Many Filipino OFWs suffer from these conditions although no reliable data has been recorded as of yet. Media often exposes news of these victims, people being promised certain jobs and benefits abroad only to be brought to prostitution houses, some do not get the pay stipulated in their contracts and some do not get paid at all. Some who work as domestics close their ears and eyes to the unfair treatment of their employers, who look down on them as if they were beasts of burden who do not tire and are made to work for excessively long hours. Some are regarded as sexual objects, and, when they muster the courage to defend themselves and their virtue, are labeled as heartless murderers.

Alex Cortez describes the harrowing experience he went through to make it to Italy. “I was told that the plane flight would not drop me off on Italian land, but I was still unprepared for the actual experience of having to cross borders. They housed us somewhere and were given instructions. In the middle of the night, they would rouse us   and we’d run half -clothed to strange locations, in the cold and with fear in our hearts. I pitied the women who were with us, but there was no other choice, it’s either we make it or not.” Magine Alcantara left her husband and 4 kids for Japan to work in a factory, but found herself in the position of a GRO, eventually, she was taken in forcibly by a member of the feared Yakuza who controlled her movements. For the next two years, she was unable to send her family either any communication or any money. It was only when her live- in mate tired of her that she was allowed to go back to the Philippines.” I will never return there, “ says Magine. “ I may not make it out alive anymore.” Eva from the Southern Tagalog Region, is a victim in her own country, having trusted an illegal recruiter with the money they got after mortgaging their residential lot. “I was promised a job as seamstress in Dubai, but after we paid the initial Php 30, 000, we couldn’t find the agency office or any of its employees anymore. “ Apparently, it was a fly- by night operator and nobody could help her track down the criminal.

But there are more undocumented cases, those that we do not read about or see on television, but exists, as the Filipino worker is a martyr, “matiisin”, when it comes to work conditions and is naturally hard working. All these sacrifices, OFWs vow are for a better life, for their families, especially for their children. Unfortunately, there are those who can not avail of government assistance to relieve themselves of their dire situation.

Herewith lies one of the tasks some members of the Lay Salvatorians, Philippines have involved themselves with.  As social workers working in a non- government organization for migrant workers and families left behind they consider this endeavor as their own field of ministry as well. They work to provide means of providing assistance, counseling, homevisit and mediation for such victims of inhuman practices. And because they believe that it is one’s Christian responsibility to give service to our fellowmen and assist the poor, the oppressed, and the disadvantage sector of our society as Christ our Lord himself has done, some of the Lay Salvatorians give freely of themselves, of their time and skills, to look into the needs and conditions of these migrant workers and their families and to give them assistance through referrals to other agencies who can address such problems. The Lay Salvatorians do their share in alleviating problems, guiding the victims and helping them recover from the difficult situations that they have or are still experiencing.

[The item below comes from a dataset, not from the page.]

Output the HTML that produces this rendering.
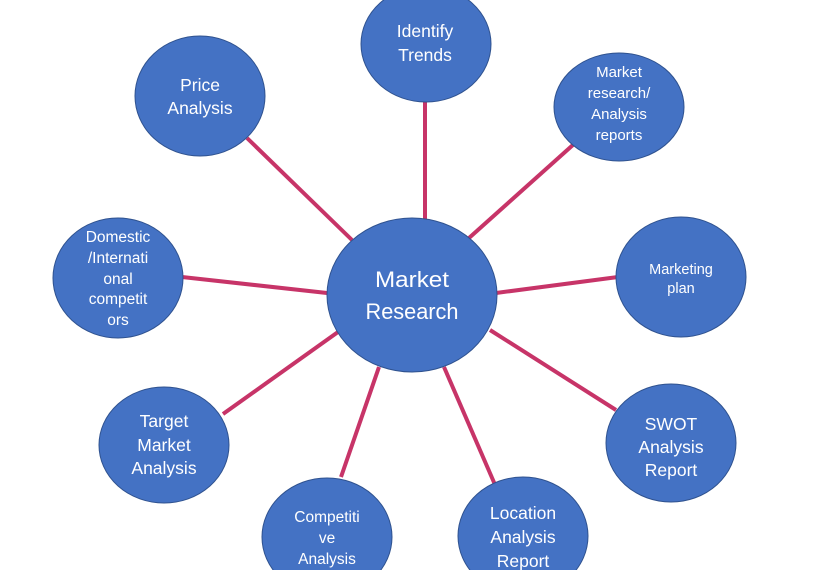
<!DOCTYPE html>
<html>
<head>
<meta charset="utf-8">
<style>
  html, body { margin: 0; padding: 0; background: #ffffff; }
  body { width: 837px; height: 570px; overflow: hidden; }
  svg { display: block; }
  text { font-family: "Liberation Sans", Arial, sans-serif; fill: #ffffff; text-anchor: middle; }
</style>
</head>
<body>
<svg width="837" height="570" viewBox="0 0 837 570" xmlns="http://www.w3.org/2000/svg">
  <!-- connectors -->
  <g stroke="#C73468" stroke-width="4" stroke-linecap="butt" fill="none">
    <line x1="247" y1="138" x2="352" y2="240"/>
    <line x1="425" y1="100" x2="425" y2="220"/>
    <line x1="574" y1="144" x2="469" y2="238"/>
    <line x1="618" y1="277" x2="496" y2="293"/>
    <line x1="490" y1="330" x2="616" y2="410"/>
    <line x1="444" y1="367" x2="496" y2="487"/>
    <line x1="379" y1="367" x2="341" y2="477"/>
    <line x1="223" y1="414" x2="338" y2="332"/>
    <line x1="182" y1="277" x2="327" y2="293"/>
  </g>

  <!-- nodes -->
  <g fill="#4472C4" stroke="#2F528F" stroke-width="1">
    <ellipse cx="426" cy="44" rx="65" ry="58"/>
    <ellipse cx="200" cy="96" rx="65" ry="60"/>
    <ellipse cx="619" cy="107" rx="65" ry="54"/>
    <ellipse cx="118" cy="278" rx="65" ry="60"/>
    <ellipse cx="681" cy="277" rx="65" ry="60"/>
    <ellipse cx="671" cy="443" rx="65" ry="59"/>
    <ellipse cx="164" cy="445" rx="65" ry="58"/>
    <ellipse cx="327" cy="537" rx="65" ry="59"/>
    <ellipse cx="523" cy="536" rx="65" ry="59"/>
    <ellipse cx="412" cy="295" rx="85" ry="77"/>
  </g>

  <!-- labels -->
  <g font-size="22.5">
    <text x="412" y="287" textLength="74" lengthAdjust="spacingAndGlyphs">Market</text>
    <text x="412" y="319" textLength="93" lengthAdjust="spacingAndGlyphs">Research</text>
  </g>

  <g font-size="17.5">
    <text x="425" y="37">Identify</text>
    <text x="425" y="61">Trends</text>

    <text x="200" y="91">Price</text>
    <text x="200" y="114">Analysis</text>

    <text x="671" y="430">SWOT</text>
    <text x="671" y="453">Analysis</text>
    <text x="671" y="476">Report</text>

    <text x="164" y="427">Target</text>
    <text x="164" y="451">Market</text>
    <text x="164" y="474">Analysis</text>

    <text x="523" y="519">Location</text>
    <text x="523" y="543">Analysis</text>
    <text x="523" y="567">Report</text>
  </g>

  <g font-size="15">
    <text x="619" y="77">Market</text>
    <text x="619" y="98">research/</text>
    <text x="619" y="119">Analysis</text>
    <text x="619" y="140">reports</text>
  </g>

  <g font-size="15.5">
    <text x="118" y="242">Domestic</text>
    <text x="118" y="263">/Internati</text>
    <text x="118" y="284">onal</text>
    <text x="118" y="304">competit</text>
    <text x="118" y="325">ors</text>

    <text x="327" y="522">Competiti</text>
    <text x="327" y="543">ve</text>
    <text x="327" y="564">Analysis</text>
  </g>

  <g font-size="14.5">
    <text x="681" y="274">Marketing</text>
    <text x="681" y="293">plan</text>
  </g>
</svg>
</body>
</html>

Their social work and intervention extends to providing livelihood skills training, seminar on financial literacy and starting one’s own business, information education campaign on the realities of overseas Filipino migration, organizing the families particularly the children left behind through its’ school based program on the Children’s Response to the challenge of migration, capacity building and value formation.

This is the Lay Salvatorians answer to the Filipino migrant workers cry for help.

Note: Names of the case study were changed to ensure confidentiality.